• _WHAT THE TASK REQUIRES_
An exact copy of all the data is required, with pictures left out.

• _SOURCE EXCERPT_
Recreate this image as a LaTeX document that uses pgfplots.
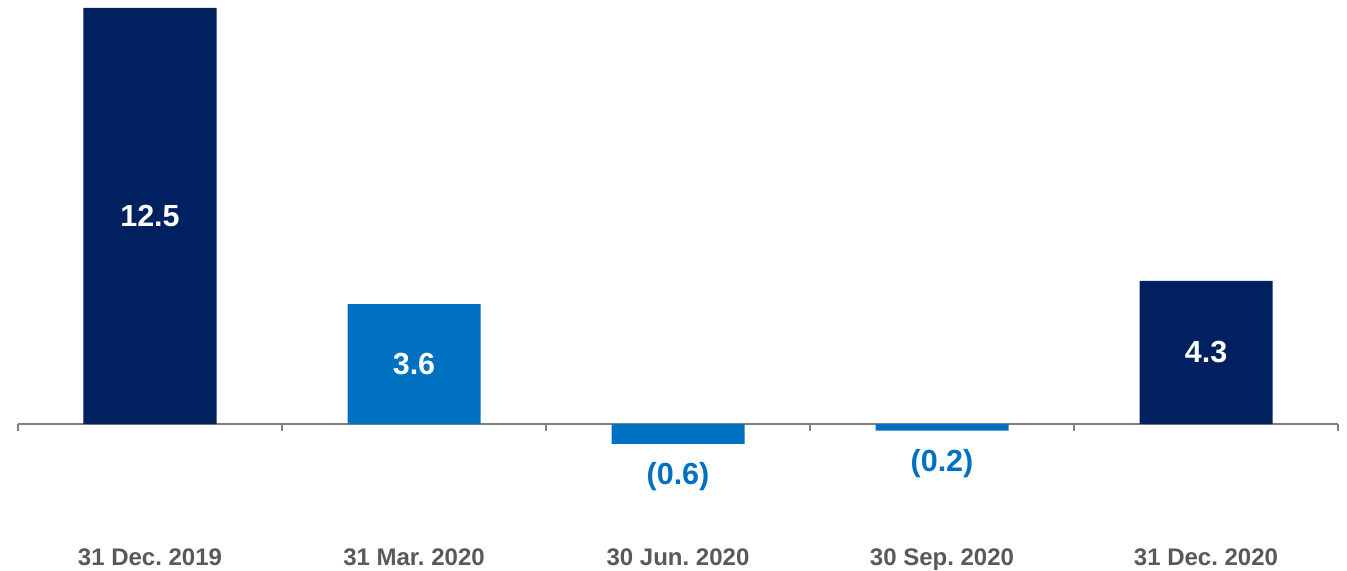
\documentclass[border=0pt]{standalone}
\usepackage{fontspec}
\setmainfont{Liberation Sans}
\usepackage{pgfplots}
\pgfplotsset{compat=1.18}
\usepackage{pgfplotstable}
\definecolor{navy}{HTML}{002060}
\definecolor{mblue}{HTML}{0070C0}
\definecolor{lblgray}{HTML}{595959}
\definecolor{axgray}{HTML}{7F7F7F}
\pgfplotstableread{
x v lab
0 12.5 12.5
4 4.3 4.3
}\navydata
\pgfplotstableread{
x v lab
1 3.6 3.6
2 -0.6 (0.6)
3 -0.2 (0.2)
}\bluedata
\pgfplotstableread{
x v lab
0 12.5 12.5
1 3.6 3.6
4 4.3 4.3
}\posdata
\pgfplotstableread{
x v lab
2 -0.6 (0.6)
3 -0.2 (0.2)
}\negdata
\begin{document}
\frenchspacing
\begin{tikzpicture}
\begin{axis}[
  name=ax,
  scale only axis,
  width=1320pt, height=570pt,
  xmin=-0.5, xmax=4.5,
  ymin=-4.387, ymax=12.74,
  axis y line=none,
  axis x line*=middle,
  x axis line style={axgray, line width=1.2pt},
  xtick={0,1,2,3,4},
  xticklabels={31 Dec. 2019, 31 Mar. 2020, 30 Jun. 2020, 30 Sep. 2020, 31 Dec. 2020},
  major tick length=0pt,
  minor xtick={-0.5,0.5,1.5,2.5,3.5,4.5},
  minor tick length=7pt,
  tick align=outside,
  minor tick style={axgray, line width=1.2pt},
  xticklabel style={anchor=base, yshift=-141pt, text=lblgray, font=\fontsize{24}{28}\selectfont\bfseries},
  clip=false,
]
\addplot[ybar, bar width=133pt, bar shift=0pt, fill=navy, draw=none] table[x=x, y=v] {\navydata};
\addplot[ybar, bar width=133pt, bar shift=0pt, fill=mblue, draw=none] table[x=x, y=v] {\bluedata};
\addplot[only marks, mark=none, nodes near coords, point meta=explicit symbolic,
  every node near coord/.style={anchor=center, text=white, font=\fontsize{30.5}{36}\selectfont\bfseries}]
  table[x=x, y expr=\thisrow{v}/2, meta=lab] {\posdata};
\addplot[only marks, mark=none, nodes near coords, point meta=explicit symbolic,
  every node near coord/.style={anchor=center, yshift=-33pt, text=mblue, font=\fontsize{30.5}{36}\selectfont\bfseries}]
  table[x=x, y=v, meta=lab] {\negdata};
\end{axis}
\pgfresetboundingbox
\useasboundingbox ([xshift=-18pt]ax.south west) rectangle ([xshift=9pt]ax.north east);
\end{tikzpicture}
\end{document}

• _RESULT OF THE TASK_
Recreate this image as a LaTeX document that uses pgfplots.
\documentclass[border=0pt]{standalone}
\usepackage{fontspec}
\setmainfont{Liberation Sans}
\usepackage{pgfplots}
\pgfplotsset{compat=1.18}
\usepackage{pgfplotstable}
\definecolor{navy}{HTML}{002060}
\definecolor{mblue}{HTML}{0070C0}
\definecolor{lblgray}{HTML}{595959}
\definecolor{axgray}{HTML}{7F7F7F}
\pgfplotstableread{
x v lab
0 12.5 12.5
4 4.3 4.3
}\navydata
\pgfplotstableread{
x v lab
1 3.6 3.6
2 -0.6 (0.6)
3 -0.2 (0.2)
}\bluedata
\pgfplotstableread{
x v lab
0 12.5 12.5
1 3.6 3.6
4 4.3 4.3
}\posdata
\pgfplotstableread{
x v lab
2 -0.6 (0.6)
3 -0.2 (0.2)
}\negdata
\begin{document}
\frenchspacing
\begin{tikzpicture}
\begin{axis}[
  name=ax,
  scale only axis,
  width=1320pt, height=570pt,
  xmin=-0.5, xmax=4.5,
  ymin=-4.387, ymax=12.74,
  axis y line=none,
  axis x line*=middle,
  x axis line style={axgray, line width=1.2pt},
  xtick={0,1,2,3,4},
  xticklabels={31 Dec. 2019, 31 Mar. 2020, 30 Jun. 2020, 30 Sep. 2020, 31 Dec. 2020},
  major tick length=0pt,
  minor xtick={-0.5,0.5,1.5,2.5,3.5,4.5},
  minor tick length=7pt,
  tick align=outside,
  minor tick style={axgray, line width=1.2pt},
  xticklabel style={anchor=base, yshift=-141pt, text=lblgray, font=\fontsize{24}{28}\selectfont\bfseries},
  clip=false,
]
\addplot[ybar, bar width=133pt, bar shift=0pt, fill=navy, draw=none] table[x=x, y=v] {\navydata};
\addplot[ybar, bar width=133pt, bar shift=0pt, fill=mblue, draw=none] table[x=x, y=v] {\bluedata};
\addplot[only marks, mark=none, nodes near coords, point meta=explicit symbolic,
  every node near coord/.style={anchor=center, text=white, font=\fontsize{30.5}{36}\selectfont\bfseries}]
  table[x=x, y expr=\thisrow{v}/2, meta=lab] {\posdata};
\addplot[only marks, mark=none, nodes near coords, point meta=explicit symbolic,
  every node near coord/.style={anchor=center, yshift=-33pt, text=mblue, font=\fontsize{30.5}{36}\selectfont\bfseries}]
  table[x=x, y=v, meta=lab] {\negdata};
\end{axis}
\pgfresetboundingbox
\useasboundingbox ([xshift=-18pt]ax.south west) rectangle ([xshift=9pt]ax.north east);
\end{tikzpicture}
\end{document}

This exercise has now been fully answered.